──────── SOURCE DATA
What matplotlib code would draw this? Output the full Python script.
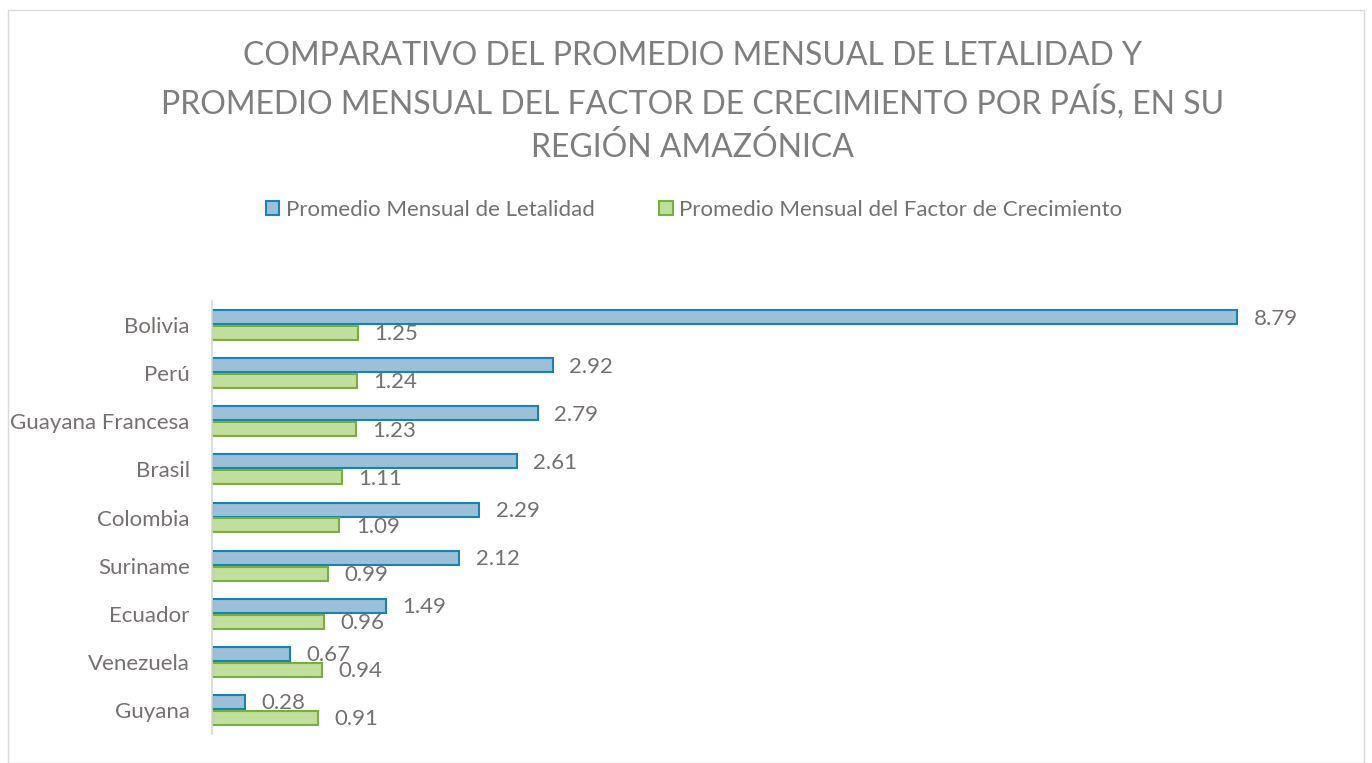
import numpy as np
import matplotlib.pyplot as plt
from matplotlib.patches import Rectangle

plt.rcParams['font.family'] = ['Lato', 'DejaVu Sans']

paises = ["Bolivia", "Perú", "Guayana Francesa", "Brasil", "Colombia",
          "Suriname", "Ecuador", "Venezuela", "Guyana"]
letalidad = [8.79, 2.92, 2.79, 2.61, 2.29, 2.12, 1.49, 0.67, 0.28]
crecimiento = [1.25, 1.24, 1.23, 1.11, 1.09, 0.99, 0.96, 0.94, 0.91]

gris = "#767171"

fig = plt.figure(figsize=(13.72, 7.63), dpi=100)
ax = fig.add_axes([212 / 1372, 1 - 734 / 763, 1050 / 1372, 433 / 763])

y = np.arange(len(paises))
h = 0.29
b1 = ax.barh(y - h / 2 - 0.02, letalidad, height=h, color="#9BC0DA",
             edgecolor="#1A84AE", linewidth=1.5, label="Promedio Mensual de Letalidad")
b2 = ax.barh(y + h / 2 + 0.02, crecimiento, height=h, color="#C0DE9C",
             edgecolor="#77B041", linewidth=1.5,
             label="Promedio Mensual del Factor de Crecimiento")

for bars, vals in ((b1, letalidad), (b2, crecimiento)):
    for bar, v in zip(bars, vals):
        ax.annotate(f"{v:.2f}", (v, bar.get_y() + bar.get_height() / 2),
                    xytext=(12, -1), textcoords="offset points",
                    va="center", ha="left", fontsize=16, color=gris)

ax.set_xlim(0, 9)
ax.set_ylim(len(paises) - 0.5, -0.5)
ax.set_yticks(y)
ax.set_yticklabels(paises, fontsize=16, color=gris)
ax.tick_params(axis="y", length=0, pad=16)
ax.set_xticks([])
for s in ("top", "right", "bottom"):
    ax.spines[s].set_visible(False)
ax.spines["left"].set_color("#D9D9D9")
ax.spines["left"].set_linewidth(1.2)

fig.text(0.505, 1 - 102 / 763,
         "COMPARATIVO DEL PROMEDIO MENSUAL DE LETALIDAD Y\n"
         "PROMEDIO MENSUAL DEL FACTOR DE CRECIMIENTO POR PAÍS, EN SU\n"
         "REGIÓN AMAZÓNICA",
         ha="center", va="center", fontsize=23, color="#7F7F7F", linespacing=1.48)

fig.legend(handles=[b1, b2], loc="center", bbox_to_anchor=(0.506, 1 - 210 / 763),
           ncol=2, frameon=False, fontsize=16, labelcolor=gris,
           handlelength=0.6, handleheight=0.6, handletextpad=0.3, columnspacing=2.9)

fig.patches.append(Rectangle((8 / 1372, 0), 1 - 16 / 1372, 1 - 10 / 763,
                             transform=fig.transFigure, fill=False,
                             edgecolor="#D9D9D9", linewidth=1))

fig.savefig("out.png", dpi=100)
────────────────
-- SHORT TASK --
Every line of text is to be repeated exactly; pictures are left out.

-- FULL RESPONSE --
What matplotlib code would draw this? Output the full Python script.
import numpy as np
import matplotlib.pyplot as plt
from matplotlib.patches import Rectangle

plt.rcParams['font.family'] = ['Lato', 'DejaVu Sans']

paises = ["Bolivia", "Perú", "Guayana Francesa", "Brasil", "Colombia",
          "Suriname", "Ecuador", "Venezuela", "Guyana"]
letalidad = [8.79, 2.92, 2.79, 2.61, 2.29, 2.12, 1.49, 0.67, 0.28]
crecimiento = [1.25, 1.24, 1.23, 1.11, 1.09, 0.99, 0.96, 0.94, 0.91]

gris = "#767171"

fig = plt.figure(figsize=(13.72, 7.63), dpi=100)
ax = fig.add_axes([212 / 1372, 1 - 734 / 763, 1050 / 1372, 433 / 763])

y = np.arange(len(paises))
h = 0.29
b1 = ax.barh(y - h / 2 - 0.02, letalidad, height=h, color="#9BC0DA",
             edgecolor="#1A84AE", linewidth=1.5, label="Promedio Mensual de Letalidad")
b2 = ax.barh(y + h / 2 + 0.02, crecimiento, height=h, color="#C0DE9C",
             edgecolor="#77B041", linewidth=1.5,
             label="Promedio Mensual del Factor de Crecimiento")

for bars, vals in ((b1, letalidad), (b2, crecimiento)):
    for bar, v in zip(bars, vals):
        ax.annotate(f"{v:.2f}", (v, bar.get_y() + bar.get_height() / 2),
                    xytext=(12, -1), textcoords="offset points",
                    va="center", ha="left", fontsize=16, color=gris)

ax.set_xlim(0, 9)
ax.set_ylim(len(paises) - 0.5, -0.5)
ax.set_yticks(y)
ax.set_yticklabels(paises, fontsize=16, color=gris)
ax.tick_params(axis="y", length=0, pad=16)
ax.set_xticks([])
for s in ("top", "right", "bottom"):
    ax.spines[s].set_visible(False)
ax.spines["left"].set_color("#D9D9D9")
ax.spines["left"].set_linewidth(1.2)

fig.text(0.505, 1 - 102 / 763,
         "COMPARATIVO DEL PROMEDIO MENSUAL DE LETALIDAD Y\n"
         "PROMEDIO MENSUAL DEL FACTOR DE CRECIMIENTO POR PAÍS, EN SU\n"
         "REGIÓN AMAZÓNICA",
         ha="center", va="center", fontsize=23, color="#7F7F7F", linespacing=1.48)

fig.legend(handles=[b1, b2], loc="center", bbox_to_anchor=(0.506, 1 - 210 / 763),
           ncol=2, frameon=False, fontsize=16, labelcolor=gris,
           handlelength=0.6, handleheight=0.6, handletextpad=0.3, columnspacing=2.9)

fig.patches.append(Rectangle((8 / 1372, 0), 1 - 16 / 1372, 1 - 10 / 763,
                             transform=fig.transFigure, fill=False,
                             edgecolor="#D9D9D9", linewidth=1))

fig.savefig("out.png", dpi=100)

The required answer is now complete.